Thomas E. Doyle is Associate Professor of Electrical and Computer Engineering and Associate Member at McMaster School of Biomedical Engineering at McMaster University.
Thomas' core motivation is exploring how computational machines can interact with us for the augmentation, rehabilitation, and enhancement of human attributes. Perhaps the best description of his research is derived from the term cybernetics, which was defined by Norbert Wiener as the study of communication and control in the animal and the machine. He believes that the focus of his work is best defined as cybranetics, or the study of communication and control between the animal and machine.
With the recognition that biological systems exhibit inherent variability, the role of machine learning and artificial intelligence is a natural fit for the interfacing of learning devices and systems. Additionally, health risks prediction and classification based on medical and related data has become an area of great interest for medical providers, patients, and resource allocation. The computation from the smallest embedded devices, to cloud based services, to the high-performance computing all have role in this research.
Ines Arous is an Assistant Professor in the Department of Electrical Engineering and Computer Science at York University. She leads the ARIN research lab, dedicated to advancing human-centered natural language processing (NLP) that is explainable and effective. Prior to joining York University, she was a Postdoctoral Researcher at Mila - Quebec AI Institute and McGill University, where she worked with Jackie C.K. Cheung on optimizing the use of human feedback in large language models. Her work focuses on designing frameworks that leverage human intelligence to enhance NLP models and tailoring them for applications with significant societal impact.

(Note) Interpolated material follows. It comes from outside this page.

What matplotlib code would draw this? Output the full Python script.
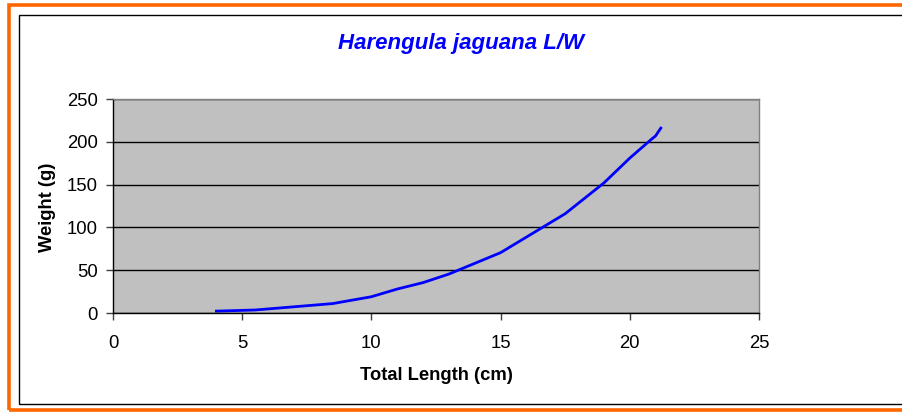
import matplotlib
matplotlib.use("Agg")
import matplotlib.pyplot as plt
from matplotlib.patches import Rectangle

length_cm = [4.0, 5.5, 8.5, 10.0, 11.0, 12.0, 13.0, 15.0, 17.5, 19.0, 20.0, 20.8, 21.0, 21.2]
weight_g = [2.2, 3.5, 11.0, 19.0, 28.0, 35.5, 45.5, 70.5, 116.0, 152.0, 181.0, 202.0, 207.0, 216.0]
x_ticks = [0, 5, 10, 15, 20, 25]
y_ticks = [0, 50, 100, 150, 200, 250]
title = "Harengula jaguana L/W"
xlabel = "Total Length (cm)"
ylabel = "Weight (g)"

plt.rcParams['font.family'] = ['Liberation Sans', 'DejaVu Sans']
W, H = 903, 413
fig = plt.figure(figsize=(W / 100, H / 100), dpi=100)

# borders
fig.add_artist(Rectangle((8.5 / W, (H - 410) / H), 2, (410 - 4.5) / H,
                         transform=fig.transFigure, fill=False,
                         edgecolor='#FF6600', linewidth=2.6))
fig.add_artist(Rectangle((18.5 / W, (H - 403.5) / H), 2, (403.5 - 14.5) / H,
                         transform=fig.transFigure, fill=False,
                         edgecolor='black', linewidth=1.0))

left, right, top, bottom = 113, 759, 99, 313
ax = fig.add_axes([left / W, (H - bottom) / H, (right - left) / W, (bottom - top) / H])
ax.set_facecolor('#C0C0C0')
ax.set_xlim(0, 25)
ax.set_ylim(0, 250)
ax.set_xticks(x_ticks)
ax.set_yticks(y_ticks)
ax.yaxis.grid(True, color='black', linewidth=1.0)
ax.set_axisbelow(True)
for s in ['top', 'right']:
    ax.spines[s].set_color('#808080')
    ax.spines[s].set_linewidth(1.0)
for s in ['left', 'bottom']:
    ax.spines[s].set_color('black')
    ax.spines[s].set_linewidth(1.0)
ax.tick_params(axis='both', direction='out', length=5, width=1, color='#404040',
               labelsize=13.3, pad=6)
ax.tick_params(axis='x', pad=11)

ax.plot(length_cm, weight_g, color='#0000FF', linewidth=2.0)

fig.text(461 / W, (H - 43) / H, title, color='#0000FF', fontsize=16,
         fontweight='bold', fontstyle='italic', ha='center', va='center')
fig.text(436 / W, (H - 376) / H, xlabel, fontsize=13.2, fontweight='bold',
         ha='center', va='center')
fig.text(47 / W, (H - 207) / H, ylabel, fontsize=13.2, fontweight='bold',
         ha='center', va='center', rotation=90)

fig.savefig("out.png", dpi=100)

Ines earned her PhD from the University of Fribourg under the supervision of Philippe Cudré-Mauroux, specializing in human-AI collaborative approaches for data curation. She developed hybrid human-AI approaches for data collection, evaluation, and model explanation. Her work has been accepted and presented at top conferences, including The Web Conference, AAAI Conference on Artificial Intelligence, and Annual Meeting of the Association for Computational Linguistics. During her doctoral studies, she completed an internship at Alexa Shopping, Amazon Research.
Her research interests lie at the intersection of human computation and natural language processing. She aims to develop human-centered NLP models that are trustworthy, controllable, and effective.
Anatoliy Gruzd is a Professor at the Ted Rogers School of Management and the Director of Research at the Social Media Lab at Toronto Metropolitan University. As a computational social science researcher, he investigates how social media affects the way people and organizations communicate, collaborate, and share information, including misinformation. His expertise lies in studying online communities and social networks, as well as in developing new computational methods and tools to analyze public discourse across various domains. Most recently, he has been examining the spread of pro-Kremlin narratives, propaganda and disinformation related to the Russia-Ukraine war. Anatoliy’s innovative approach to studying social media has led to his being named a Canada Research Chair in 2015 and inducted into the Royal Society of Canada’s College of New Scholars, Artists, and Scientists in 2017.